**Task to carry out**
Pictures do not belong in the output. Reproduce exactly the lines from the start of the records through the line with "Z = peak_activity".

⟨

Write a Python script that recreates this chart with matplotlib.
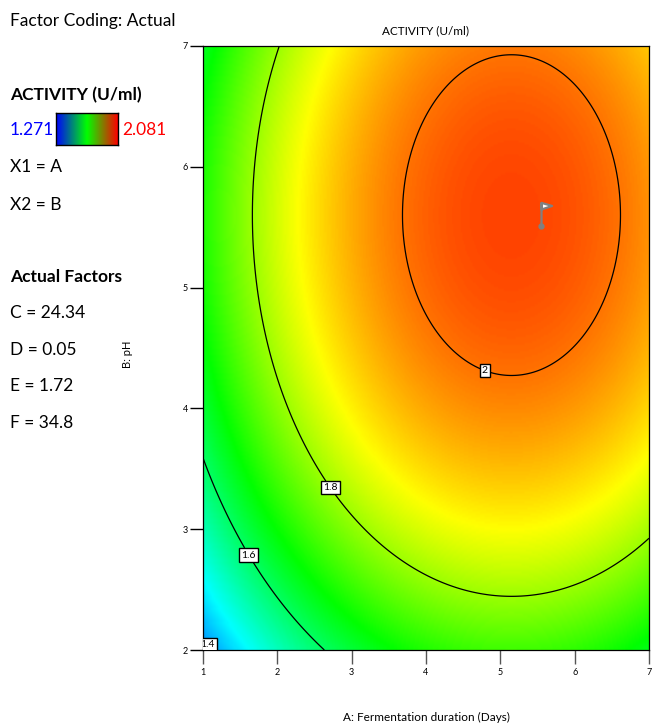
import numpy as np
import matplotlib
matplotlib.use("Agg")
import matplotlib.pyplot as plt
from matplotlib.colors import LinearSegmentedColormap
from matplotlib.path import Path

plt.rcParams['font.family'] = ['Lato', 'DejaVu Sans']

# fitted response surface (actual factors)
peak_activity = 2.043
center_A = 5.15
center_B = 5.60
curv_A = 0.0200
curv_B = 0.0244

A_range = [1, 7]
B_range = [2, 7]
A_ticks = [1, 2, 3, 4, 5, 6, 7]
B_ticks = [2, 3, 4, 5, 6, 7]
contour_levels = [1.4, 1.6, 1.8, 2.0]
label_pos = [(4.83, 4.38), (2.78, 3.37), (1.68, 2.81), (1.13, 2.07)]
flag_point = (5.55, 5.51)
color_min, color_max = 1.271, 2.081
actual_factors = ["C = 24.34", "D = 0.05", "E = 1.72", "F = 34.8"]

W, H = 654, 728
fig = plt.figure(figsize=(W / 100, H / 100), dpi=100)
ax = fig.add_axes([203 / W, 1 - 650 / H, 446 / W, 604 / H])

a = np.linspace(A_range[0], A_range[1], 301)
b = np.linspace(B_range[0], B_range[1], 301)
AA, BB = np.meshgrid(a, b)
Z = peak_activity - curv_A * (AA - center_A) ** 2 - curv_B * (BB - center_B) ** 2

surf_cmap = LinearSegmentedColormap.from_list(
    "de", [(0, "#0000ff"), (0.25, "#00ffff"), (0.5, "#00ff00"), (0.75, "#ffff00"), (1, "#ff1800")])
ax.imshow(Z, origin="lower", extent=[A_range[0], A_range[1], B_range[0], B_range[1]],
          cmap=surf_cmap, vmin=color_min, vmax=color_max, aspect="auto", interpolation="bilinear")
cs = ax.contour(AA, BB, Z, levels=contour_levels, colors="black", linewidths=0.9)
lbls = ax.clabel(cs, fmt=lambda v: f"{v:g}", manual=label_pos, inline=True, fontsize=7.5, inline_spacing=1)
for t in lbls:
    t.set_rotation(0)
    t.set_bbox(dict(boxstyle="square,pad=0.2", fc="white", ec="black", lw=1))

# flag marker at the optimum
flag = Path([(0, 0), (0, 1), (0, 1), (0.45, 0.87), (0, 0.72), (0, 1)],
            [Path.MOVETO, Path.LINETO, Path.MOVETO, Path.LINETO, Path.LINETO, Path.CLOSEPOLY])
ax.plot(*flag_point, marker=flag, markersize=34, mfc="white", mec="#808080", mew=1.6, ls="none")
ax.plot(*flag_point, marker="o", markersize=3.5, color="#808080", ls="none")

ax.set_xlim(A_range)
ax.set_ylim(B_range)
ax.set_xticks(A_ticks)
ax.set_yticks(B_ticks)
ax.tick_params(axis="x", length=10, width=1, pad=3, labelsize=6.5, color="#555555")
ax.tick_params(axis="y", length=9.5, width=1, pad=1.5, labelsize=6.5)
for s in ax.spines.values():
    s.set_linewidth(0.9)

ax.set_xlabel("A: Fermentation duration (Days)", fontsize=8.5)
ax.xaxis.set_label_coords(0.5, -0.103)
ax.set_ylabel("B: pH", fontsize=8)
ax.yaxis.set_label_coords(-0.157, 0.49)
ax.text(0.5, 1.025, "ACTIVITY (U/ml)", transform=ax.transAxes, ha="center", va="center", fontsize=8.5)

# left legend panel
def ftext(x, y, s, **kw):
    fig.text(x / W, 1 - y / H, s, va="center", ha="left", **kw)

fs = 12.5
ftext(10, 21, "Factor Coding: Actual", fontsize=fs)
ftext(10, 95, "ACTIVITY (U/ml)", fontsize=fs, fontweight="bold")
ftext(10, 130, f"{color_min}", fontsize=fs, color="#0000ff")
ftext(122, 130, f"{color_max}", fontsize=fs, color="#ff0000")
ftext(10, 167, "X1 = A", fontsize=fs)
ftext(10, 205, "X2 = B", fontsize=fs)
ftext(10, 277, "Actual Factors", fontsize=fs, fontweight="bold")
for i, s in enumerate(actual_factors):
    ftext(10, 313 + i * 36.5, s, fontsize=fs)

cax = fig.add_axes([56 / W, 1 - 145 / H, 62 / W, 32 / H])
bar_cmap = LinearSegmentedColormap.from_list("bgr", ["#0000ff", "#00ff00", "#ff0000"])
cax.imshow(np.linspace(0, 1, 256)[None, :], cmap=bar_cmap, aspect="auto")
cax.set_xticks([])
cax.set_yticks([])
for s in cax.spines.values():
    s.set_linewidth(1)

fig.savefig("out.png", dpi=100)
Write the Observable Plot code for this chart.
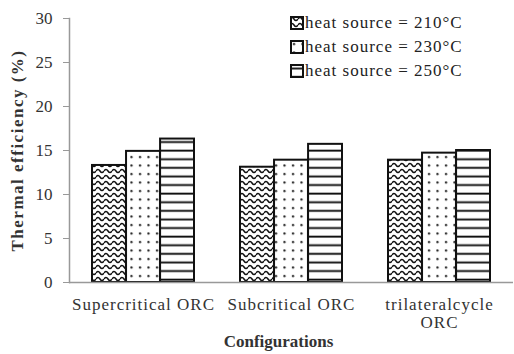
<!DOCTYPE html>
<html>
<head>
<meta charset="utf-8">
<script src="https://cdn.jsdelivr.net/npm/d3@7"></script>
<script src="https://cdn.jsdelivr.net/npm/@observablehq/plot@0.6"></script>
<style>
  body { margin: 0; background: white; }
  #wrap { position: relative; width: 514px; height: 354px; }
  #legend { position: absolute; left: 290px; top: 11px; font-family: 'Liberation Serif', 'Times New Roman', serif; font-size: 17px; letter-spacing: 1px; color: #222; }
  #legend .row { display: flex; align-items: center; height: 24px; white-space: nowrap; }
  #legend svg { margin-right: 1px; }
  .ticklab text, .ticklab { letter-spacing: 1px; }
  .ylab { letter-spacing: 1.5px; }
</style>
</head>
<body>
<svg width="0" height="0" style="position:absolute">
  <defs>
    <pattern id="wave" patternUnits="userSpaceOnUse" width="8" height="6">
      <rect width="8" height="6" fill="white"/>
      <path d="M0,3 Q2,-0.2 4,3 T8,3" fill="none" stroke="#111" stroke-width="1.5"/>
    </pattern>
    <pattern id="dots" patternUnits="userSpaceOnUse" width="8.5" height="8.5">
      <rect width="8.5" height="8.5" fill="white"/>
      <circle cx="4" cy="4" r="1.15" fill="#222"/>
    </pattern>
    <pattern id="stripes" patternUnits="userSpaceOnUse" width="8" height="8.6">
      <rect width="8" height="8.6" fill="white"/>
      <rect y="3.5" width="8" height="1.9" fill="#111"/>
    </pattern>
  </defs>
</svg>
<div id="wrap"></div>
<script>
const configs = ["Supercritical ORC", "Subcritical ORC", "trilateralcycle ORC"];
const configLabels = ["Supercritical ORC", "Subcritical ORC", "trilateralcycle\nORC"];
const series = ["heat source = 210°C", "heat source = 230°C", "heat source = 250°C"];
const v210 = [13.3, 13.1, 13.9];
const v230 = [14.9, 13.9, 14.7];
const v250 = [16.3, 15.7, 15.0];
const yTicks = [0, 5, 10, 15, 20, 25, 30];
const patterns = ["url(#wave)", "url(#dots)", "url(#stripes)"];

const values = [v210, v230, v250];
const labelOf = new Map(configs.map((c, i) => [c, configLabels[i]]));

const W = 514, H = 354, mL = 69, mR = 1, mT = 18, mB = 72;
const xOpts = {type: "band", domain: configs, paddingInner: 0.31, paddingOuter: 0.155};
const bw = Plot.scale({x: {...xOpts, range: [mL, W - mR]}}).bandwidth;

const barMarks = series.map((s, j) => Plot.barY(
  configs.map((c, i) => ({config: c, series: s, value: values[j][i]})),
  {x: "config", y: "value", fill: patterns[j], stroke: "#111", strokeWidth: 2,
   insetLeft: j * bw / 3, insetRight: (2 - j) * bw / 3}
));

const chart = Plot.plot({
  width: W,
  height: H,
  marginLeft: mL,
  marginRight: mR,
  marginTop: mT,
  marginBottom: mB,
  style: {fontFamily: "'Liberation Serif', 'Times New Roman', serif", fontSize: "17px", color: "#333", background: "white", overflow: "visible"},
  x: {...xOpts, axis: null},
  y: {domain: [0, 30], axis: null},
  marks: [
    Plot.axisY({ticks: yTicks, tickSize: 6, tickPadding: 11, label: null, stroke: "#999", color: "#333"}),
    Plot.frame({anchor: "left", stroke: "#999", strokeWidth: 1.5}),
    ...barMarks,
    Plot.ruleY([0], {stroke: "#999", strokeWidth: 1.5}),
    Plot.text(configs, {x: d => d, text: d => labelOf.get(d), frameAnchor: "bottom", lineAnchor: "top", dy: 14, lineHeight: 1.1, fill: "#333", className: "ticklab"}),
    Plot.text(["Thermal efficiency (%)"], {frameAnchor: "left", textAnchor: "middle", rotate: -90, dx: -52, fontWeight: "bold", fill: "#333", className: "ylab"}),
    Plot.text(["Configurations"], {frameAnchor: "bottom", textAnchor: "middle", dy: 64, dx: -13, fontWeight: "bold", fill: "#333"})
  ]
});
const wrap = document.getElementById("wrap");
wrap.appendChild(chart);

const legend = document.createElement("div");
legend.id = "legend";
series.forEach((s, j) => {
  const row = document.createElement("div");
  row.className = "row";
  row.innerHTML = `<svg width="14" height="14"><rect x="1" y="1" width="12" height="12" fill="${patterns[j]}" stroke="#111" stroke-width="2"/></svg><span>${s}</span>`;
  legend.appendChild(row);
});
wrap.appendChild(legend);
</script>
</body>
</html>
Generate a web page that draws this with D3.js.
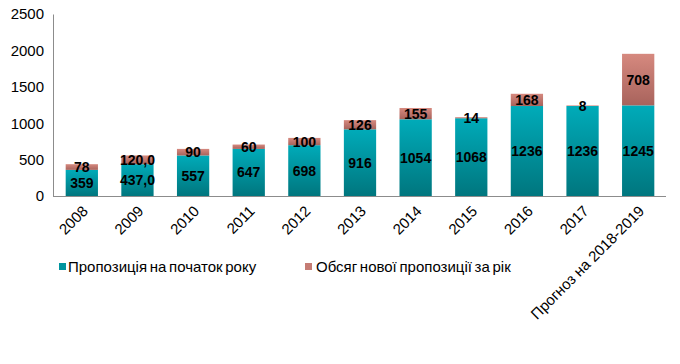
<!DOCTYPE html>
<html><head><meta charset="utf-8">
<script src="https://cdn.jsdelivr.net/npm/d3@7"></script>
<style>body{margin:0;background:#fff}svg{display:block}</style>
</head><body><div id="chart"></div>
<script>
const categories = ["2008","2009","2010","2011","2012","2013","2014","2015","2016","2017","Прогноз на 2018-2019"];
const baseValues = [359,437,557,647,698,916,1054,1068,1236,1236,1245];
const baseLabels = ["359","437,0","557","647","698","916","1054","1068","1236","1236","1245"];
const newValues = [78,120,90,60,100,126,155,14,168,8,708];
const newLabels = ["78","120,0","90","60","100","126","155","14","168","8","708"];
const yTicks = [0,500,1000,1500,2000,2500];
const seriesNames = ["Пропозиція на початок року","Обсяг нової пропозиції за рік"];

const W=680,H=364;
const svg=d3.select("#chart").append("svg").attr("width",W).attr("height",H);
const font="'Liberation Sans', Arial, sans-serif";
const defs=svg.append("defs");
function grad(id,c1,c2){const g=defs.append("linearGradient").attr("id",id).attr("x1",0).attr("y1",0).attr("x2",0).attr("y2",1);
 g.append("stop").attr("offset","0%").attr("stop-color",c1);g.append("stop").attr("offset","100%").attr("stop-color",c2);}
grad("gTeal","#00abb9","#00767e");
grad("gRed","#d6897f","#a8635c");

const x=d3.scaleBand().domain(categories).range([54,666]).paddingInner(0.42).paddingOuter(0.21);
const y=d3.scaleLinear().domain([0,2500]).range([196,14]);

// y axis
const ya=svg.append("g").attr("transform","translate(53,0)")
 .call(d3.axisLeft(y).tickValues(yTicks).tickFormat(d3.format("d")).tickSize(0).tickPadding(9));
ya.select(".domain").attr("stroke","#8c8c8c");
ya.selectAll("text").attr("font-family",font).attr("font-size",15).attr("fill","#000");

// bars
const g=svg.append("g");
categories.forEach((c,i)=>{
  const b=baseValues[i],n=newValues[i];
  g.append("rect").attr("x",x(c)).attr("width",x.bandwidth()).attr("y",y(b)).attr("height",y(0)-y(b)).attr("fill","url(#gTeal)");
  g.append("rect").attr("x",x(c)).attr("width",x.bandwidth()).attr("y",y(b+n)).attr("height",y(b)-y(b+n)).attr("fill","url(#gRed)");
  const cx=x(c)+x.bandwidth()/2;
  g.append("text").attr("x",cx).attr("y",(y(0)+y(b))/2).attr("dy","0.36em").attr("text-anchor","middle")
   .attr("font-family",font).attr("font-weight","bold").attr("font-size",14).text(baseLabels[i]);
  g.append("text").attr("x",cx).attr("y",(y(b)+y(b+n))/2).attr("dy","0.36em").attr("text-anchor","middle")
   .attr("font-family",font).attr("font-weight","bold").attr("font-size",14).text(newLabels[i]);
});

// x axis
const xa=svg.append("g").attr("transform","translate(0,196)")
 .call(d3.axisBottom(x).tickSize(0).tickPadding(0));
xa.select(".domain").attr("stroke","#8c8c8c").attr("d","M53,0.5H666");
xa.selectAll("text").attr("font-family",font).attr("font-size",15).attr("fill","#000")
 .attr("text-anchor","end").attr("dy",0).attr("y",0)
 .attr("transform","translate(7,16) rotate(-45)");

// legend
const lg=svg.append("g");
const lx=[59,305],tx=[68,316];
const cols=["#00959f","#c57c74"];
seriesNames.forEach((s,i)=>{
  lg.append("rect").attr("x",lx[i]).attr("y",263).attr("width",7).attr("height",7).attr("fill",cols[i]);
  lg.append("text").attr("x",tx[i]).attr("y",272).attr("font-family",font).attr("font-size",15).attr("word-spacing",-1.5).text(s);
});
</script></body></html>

⟩

**Response for this exercise**
Write a Python script that recreates this chart with matplotlib.
import numpy as np
import matplotlib
matplotlib.use("Agg")
import matplotlib.pyplot as plt
from matplotlib.colors import LinearSegmentedColormap
from matplotlib.path import Path

plt.rcParams['font.family'] = ['Lato', 'DejaVu Sans']

# fitted response surface (actual factors)
peak_activity = 2.043
center_A = 5.15
center_B = 5.60
curv_A = 0.0200
curv_B = 0.0244

A_range = [1, 7]
B_range = [2, 7]
A_ticks = [1, 2, 3, 4, 5, 6, 7]
B_ticks = [2, 3, 4, 5, 6, 7]
contour_levels = [1.4, 1.6, 1.8, 2.0]
label_pos = [(4.83, 4.38), (2.78, 3.37), (1.68, 2.81), (1.13, 2.07)]
flag_point = (5.55, 5.51)
color_min, color_max = 1.271, 2.081
actual_factors = ["C = 24.34", "D = 0.05", "E = 1.72", "F = 34.8"]

W, H = 654, 728
fig = plt.figure(figsize=(W / 100, H / 100), dpi=100)
ax = fig.add_axes([203 / W, 1 - 650 / H, 446 / W, 604 / H])

a = np.linspace(A_range[0], A_range[1], 301)
b = np.linspace(B_range[0], B_range[1], 301)
AA, BB = np.meshgrid(a, b)
Z = peak_activity - curv_A * (AA - center_A) ** 2 - curv_B * (BB - center_B) ** 2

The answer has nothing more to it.